Lastly, I had never considered cutting myself until a little while ago. It had usually gone against all my morals in life about not giving up. But recently, i have seriously started to consider it, and that frightens me the most.
I hope someone has an answer for me.
I'm 13. Here's my story.
I've been thinking about running away for a long time now. People might say that i'm just a young kid and I don't know what I'm talking about. Maybe i'm better off than a lot of kids, but i'm still miserable where I am.

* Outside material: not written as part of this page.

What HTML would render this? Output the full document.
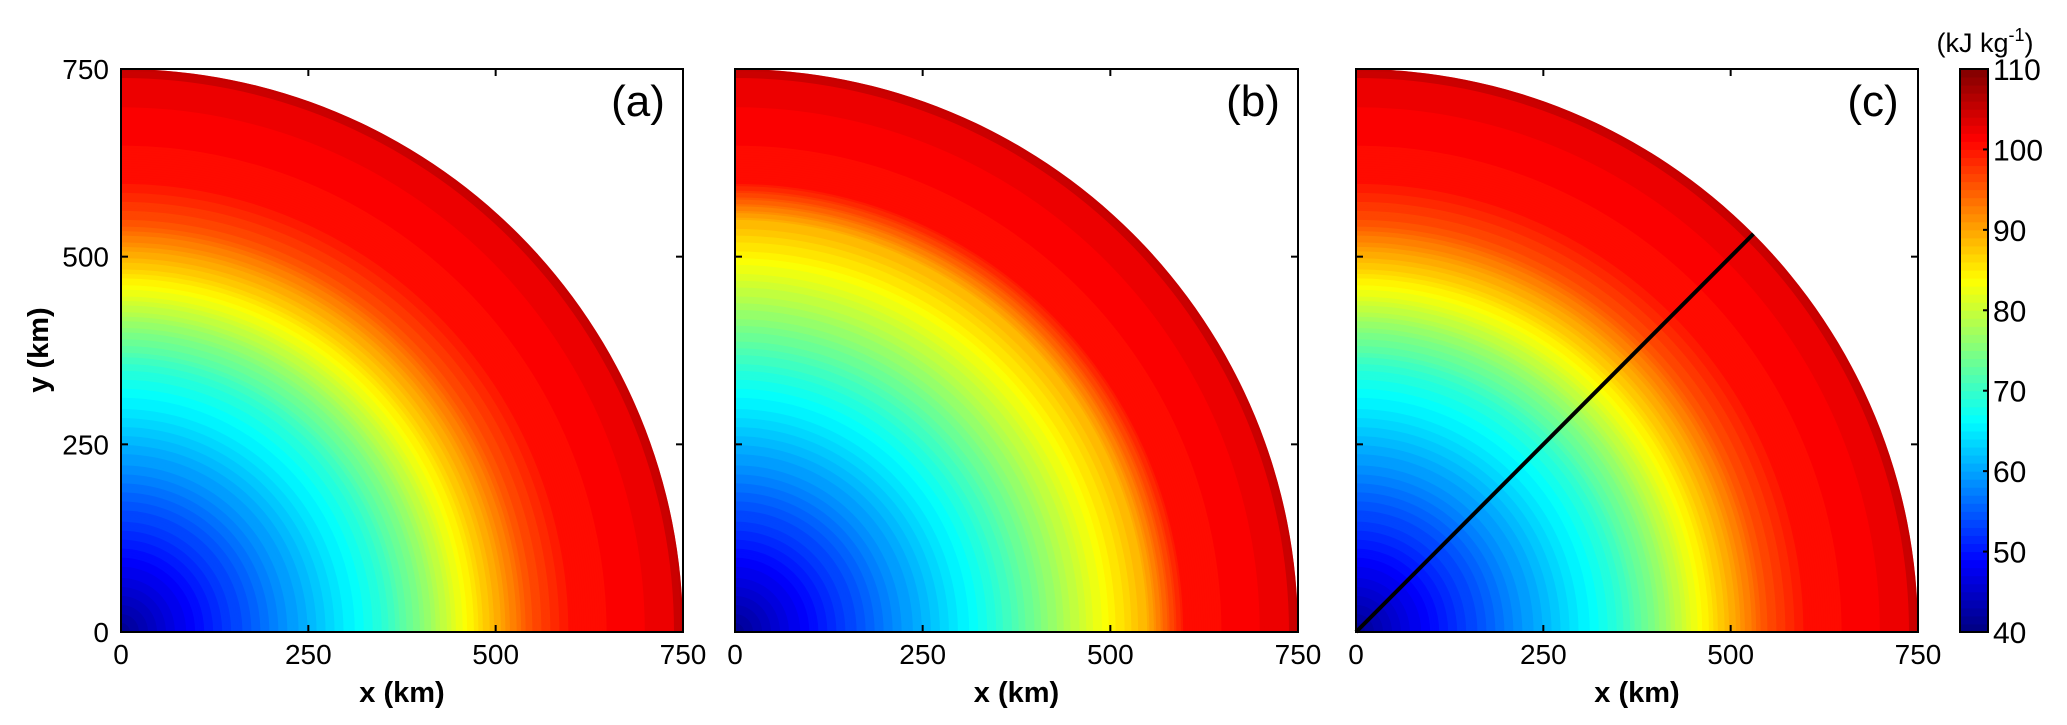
<!DOCTYPE html>
<html><head><meta charset="utf-8"><style>
html,body{margin:0;padding:0;background:#fff;}
svg{display:block;font-family:"Liberation Sans",Arial,sans-serif;}
</style></head><body>
<svg id="fig" width="2067" height="725" viewBox="0 0 2067 725" xmlns="http://www.w3.org/2000/svg">
<defs>
<clipPath id="clipA"><rect x="121" y="69" width="562" height="563"/></clipPath>
<clipPath id="clipB"><rect x="735" y="69" width="563" height="563"/></clipPath>
<clipPath id="clipC"><rect x="1356" y="69" width="562" height="563"/></clipPath>
</defs>
<g id="layer"></g>
</svg>
<script>
// radial profiles (km -> kJ/kg)
const radii = [0,50,100,150,200,250,300,350,400,450,500,550,600,650,700,750];
const profileA = [41,45,49,53,57,61,65,69,75,82,89,96,100,101,102,103];
const profileB = [41,45,49,53,57,61,65,69,74,79,84,89,100,101,102,103];
const profileC = [41,45,49,53,57,61,65,69,75,82,89,96,100,101,102,103];
const xTicks = [0,250,500,750];
const yTicks = [0,250,500,750];
const cbTicks = [40,50,60,70,80,90,100,110];
const panelLabels = ['(a)','(b)','(c)'];
const transectAngleDeg = [45];

const NS='http://www.w3.org/2000/svg';
const layer=document.getElementById('layer');
function mk(tag,attrs,parent){const e=document.createElementNS(NS,tag);for(const k in attrs)e.setAttribute(k,attrs[k]);(parent||layer).appendChild(e);return e;}
function jet(v){
  const f=(x)=>Math.max(0,Math.min(1,x));
  const r=f(1.5-Math.abs(4*v-3)), g=f(1.5-Math.abs(4*v-2)), b=f(1.5-Math.abs(4*v-1));
  return `rgb(${Math.round(r*255)},${Math.round(g*255)},${Math.round(b*255)})`;
}
const vmin=40,vmax=110;
function col(v){const q=Math.floor(v);return jet((q+0.5-vmin)/(vmax-vmin));}
function interp(r,prof){for(let i=1;i<radii.length;i++){if(r<=radii[i]){const t=(r-radii[i-1])/(radii[i]-radii[i-1]);return prof[i-1]+t*(prof[i]-prof[i-1]);}}return prof[prof.length-1];}

const panels=[{x0:121,w:562,prof:profileA,clip:'clipA',name:'a'},{x0:735,w:563,prof:profileB,clip:'clipB',name:'b'},{x0:1356,w:562,prof:profileC,clip:'clipC',name:'c'}];
const y0=632,h=563;
panels.forEach((p,pi)=>{
  const sx=v=>p.x0+v/750*p.w, sy=v=>y0-v/750*h;
  const g=mk('g',{'clip-path':`url(#${p.clip})`});
  
  
  for(let r=750;r>0;r-=3){
    const v=interp(r,p.prof);
    const rx=r/750*p.w, ry=r/750*h;
    const d=`M${sx(0)},${sy(0)} L${sx(0)+rx},${sy(0)} A${rx},${ry} 0 0 0 ${sx(0)},${sy(0)-ry} Z`;
    const path=mk('path',{d:d,fill:col(v)},g);
    
    
  }
  const rx=p.w, ry=h, rx2=738/750*p.w, ry2=738/750*h;
  const ring=mk('path',{d:`M${sx(0)+rx2},${sy(0)} L${sx(0)+rx},${sy(0)} A${rx},${ry} 0 0 0 ${sx(0)},${sy(0)-ry} L${sx(0)},${sy(0)-ry2} A${rx2},${ry2} 0 0 1 ${sx(0)+rx2},${sy(0)} Z`,fill:'#b40000',opacity:'0.6'},g);
  
  
  const box=mk('rect',{x:p.x0,y:69,width:p.w,height:h,fill:'none',stroke:'#000','stroke-width':2});
  
  
  xTicks.forEach(t=>{
    mk('line',{x1:sx(t),y1:y0,x2:sx(t),y2:y0-7,stroke:'#000','stroke-width':2});
    mk('line',{x1:sx(t),y1:69,x2:sx(t),y2:76,stroke:'#000','stroke-width':2});
    const tx=mk('text',{x:sx(t),y:664,'font-size':28,'text-anchor':'middle'});
    tx.textContent=t;
    
    
  });
  yTicks.forEach(t=>{
    mk('line',{x1:p.x0,y1:sy(t),x2:p.x0+7,y2:sy(t),stroke:'#000','stroke-width':2});
    mk('line',{x1:p.x0+p.w,y1:sy(t),x2:p.x0+p.w-7,y2:sy(t),stroke:'#000','stroke-width':2});
    if(pi===0){
      const ty=mk('text',{x:109,y:sy(t)+10,'font-size':28,'text-anchor':'end'});
      ty.textContent=t;
      
      
    }
  });
  const xt=mk('text',{x:p.x0+p.w/2,y:702,'font-size':29,'font-weight':'bold','text-anchor':'middle'});
  xt.textContent='x (km)';
  
  
  const pl=mk('text',{x:p.x0+p.w-45,y:116,'font-size':44,'text-anchor':'middle'});
  pl.textContent=panelLabels[pi];
  
  
  if(pi===2){
    const a=transectAngleDeg[0]*Math.PI/180;
    const ln=mk('line',{x1:sx(0),y1:sy(0),x2:sx(750*Math.cos(a)),y2:sy(750*Math.sin(a)),stroke:'#000','stroke-width':4});
    
    
  }
});
const yt=mk('text',{x:0,y:0,'font-size':29,'font-weight':'bold','text-anchor':'middle',transform:'translate(48,350) rotate(-90)'});
yt.textContent='y (km)';



const cbx=1960,cbw=28,cbTop=69,cbBot=632;
const cy=v=>cbBot-(v-vmin)/(vmax-vmin)*(cbBot-cbTop);
const cb=mk('g',{});


for(let v=vmin;v<vmax;v++){
  mk('rect',{x:cbx,y:cy(v+1)-0.5,width:cbw,height:cy(v)-cy(v+1)+1,fill:col(v)},cb);
}
mk('rect',{x:cbx,y:cbTop,width:cbw,height:cbBot-cbTop,fill:'none',stroke:'#000','stroke-width':2},cb);
cbTicks.forEach(t=>{
  mk('line',{x1:cbx+cbw,y1:cy(t),x2:cbx+cbw-5,y2:cy(t),stroke:'#000','stroke-width':2},cb);
  const tl=mk('text',{x:cbx+cbw+5,y:cy(t)+11,'font-size':30},cb);
  tl.textContent=t;
  
  
});
const un=mk('text',{x:1985,y:52,'font-size':27,'text-anchor':'middle'});
un.innerHTML='(kJ kg<tspan dy="-11" font-size="18">-1</tspan><tspan dy="11">)</tspan>';


</script>
</body></html>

BOTH my parents have mental issues. My father was severely abused when he was a young child, and my mom is extremely bi polar and vicious. Not vicious as in, beating, physical vicious, but verbally vicious. She and my father constantly argue every day (more than once) about the littlest things that would normally not make a difference. They go into shrieking frenzies that can last for hours. Normally, nothing is thrown. Occasionally there can be a flying object. My parents are attempting to turn me against the other, by telling me bad stories about what the other one did to them. They are also forever telling me about how the other parent is the problem, not themselves. They are both very irrisponsible and not trustworthy. My parents refuse to divorce, even though i've given them a hundred reasons why. My mother says that if they get divorced, she'd rather raise me on wellfare then let my dad have me all the time, basically. She also says that we might be better off.
My mother is currently participating in a group called RC. I will not go into the details about what this group is about because i'm not entirely sure myself. But she became active in this group when I turned 8 or 9. I think the point of this group is to let out all your feelings and have "Sessions" with people where you talk about your problems and such. When she began, it really did help her, and she was nicer than usual. As time went on, she sort of started getting addicted to it...people always call her, and she's forever talking on the phone to one of her RC contacts. She also tells people about the personal things that are going on between her, me, and my dad. When I told her that I was uncomfortable with her sharing these things with people, she told me she could tell anyone whatever she wanted. Not only are my parents a huge problem, but I am under a lot of stress from kids from school. I don't really want to go into detail, but i'm currently having problems with a messy break-up of mine, which features a very nasty girl. Also, one of my "friends" has turned against me because she no longer has control of me. She was a definite control freak, and just today I finally yelled at her. She wants to know what i'm doing, who i'm seeing, talking to, what i'm talking to them about, etc. She refuses to understand that I no longer want her around, and she also posesses some of my very humilating secrets.
Me and another friend of mine were recently talking, and we thought that maybe I should run away. I am constantly living in fear and anger of my parents and how they do not respect me. I wanted to come here first and see if anyone had a comment to make.
Lastly, I had never considered cutting myself until a little while ago. It had usually gone against all my morals in life about not giving up. But recently, i have seriously started to consider it, and that frightens me the most.
I hope someone has an answer for me.